Daniel seria amigo do policial Fabio e acompanhou o investigador no momento em que os servidores foram encontrados com os investigados. Inclusive, teria sido o regulador de sinistros a pessoa responsável por reconhecer os materiais como os que haviam sido roubados meses antes.
Na representação à corregedoria, os empresários afirmaram que, na data da operação, 30 de agosto, Daniel sequer estava habilitado como representante da empresa Positivo e só teria recebido a procuração no dia seguinte. Além disso, em nenhum momento teria havido perícia nos produtos subtraídos.
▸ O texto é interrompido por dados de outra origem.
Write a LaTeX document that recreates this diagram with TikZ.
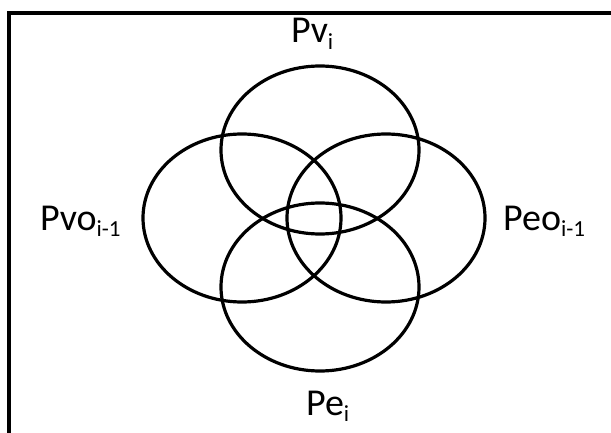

A denúncia foi arquivada em fevereiro de 2024. Os autores recorreram até abril daquele ano, sem sucesso. Ao representar pelo arquivamento da denúncia, o promotor Rafael Adeo Lapeiz, da Promotoria Criminal do Foro do Tatuapé, afirmou que há respaldo legal para a realização de investigações preliminares antes da instauração de inquéritos policiais. Ele, no entanto, não se manifestou sobre os outros pontos levantados pelos empresários.
Francisco Giampietro ainda tentou denunciar o caso em seis promotorias criminais do Fórum Criminal da Barra Funda, na zona oeste da capital paulista, sendo sempre encaminhado para a 5ª Promotoria.
O promotor Fábio José Bueno arquivou a denúncia, em 29 de maio de 2024. A autoridade entendeu que não houve falso testemunho, porque, segundo ele, as testemunhas não afirmaram categoricamente que houve roubo, mas apenas que “ouviram dizer”.
O que diz a SSP
Questionada pelo Metrópoles, a Secretaria da Segurança Pública (SSP) disse que a um procedimento em andamento por meio da Corregedoria da Polícia Civil. A pasta não especificou se faz referência ao procedimento já arquivado.
“A Polícia Civil informa que já está em andamento, por meio da Corregedoria, um procedimento para apurar todas as denúncias citadas, bem como as circunstâncias relativas aos fatos narrados. O procedimento é conduzido com absoluto rigor, imparcialidade e observância aos trâmites legais vigentes”, diz a SSP.
O Metrópoles não conseguiu localizar os policiais Fabio Pinheiro Cintra, Sérgio de Souza Campos e João Carlos Miguel Hueb e o regulador de sinistros Daniel Oliveira Nogueira. O espaço segue aberto para manifestação.